No pomar, a lichia é tratada com biológicos do plantio à pós-colheita, para evitar a ação de fungos, explica.
Segundo a produtora, o agricultor pode, a partir de uma matriz, multiplicar os micro-organismos (vírus, bactérias, protozoários e fungos) que serão usados para combater pragas em sua própria fazenda.

Abelha em flor de lichia na fazenda Olhos D’Água, em Mateus Leme (MG)
Abelha em flor de lichia na fazenda Olhos D’Água, em Mateus Leme (MG) - Divulgacão

“É possível montar um espaço, com caixas d’água, por exemplo, e multiplicar os organismos. O custo inicial do litro da matriz de biológicos, de R$ 200, acaba se diluindo porque serão feitos muitos outros litros”, explica.

A próxima etapa na fazenda é um projeto de polinização para aumentar a população de abelhas e ajudar no processo de floração de lichia.

Após 12 anos de pesquisas, a Embrapa lançou em abril um produto feito a partir de uma bactéria encontrada no mandacaru (cacto da caatinga) que vai ajudar as lavouras de milho a suportar a seca.
Com o nome de Auras e lançado em parceria com uma empresa mineira, ele promove o crescimento do milho mesmo em estiagens prolongadas.

A bactéria que deu origem ao novo bionsumo faz parte dos quase 20 mil ‘‘bichinhos’’que integram a coleção de micro-organismos de importância agrícola e ambiental da Embrapa, em Jaguariúna (SP).

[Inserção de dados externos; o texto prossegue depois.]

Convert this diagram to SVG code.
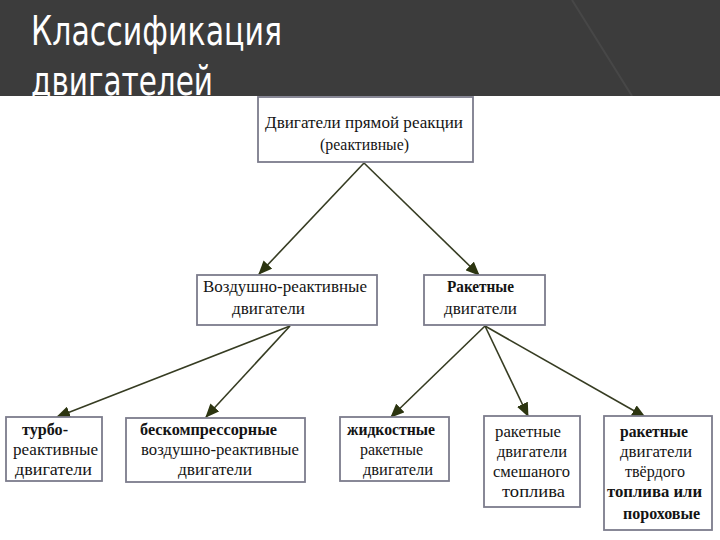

Hoje, cerca de 10% deles têm o uso potencial identificado.

Para Marcelo Morandi, chefe da unidade de meio ambiente da Embrapa, esse é “um patrimônio de bioprospecção do país, que pode dar origem a novos agentes de controle biológico, genes com resistência à seca ou baixas temperaturas, antibióticos, medicamentos”.

Erramos: o texto foi alterado

Em versão anterior deste texto, o nome de Amália Borsari, diretora executiva de biológicos da CropLife Brasil, foi publicado como Amanda Borsari. E os 20 milhões de hectares que adotam controle biológico  correspondem a um quarto de toda a área plantada no país, não a um quinto. Os erros já foram corrigidos.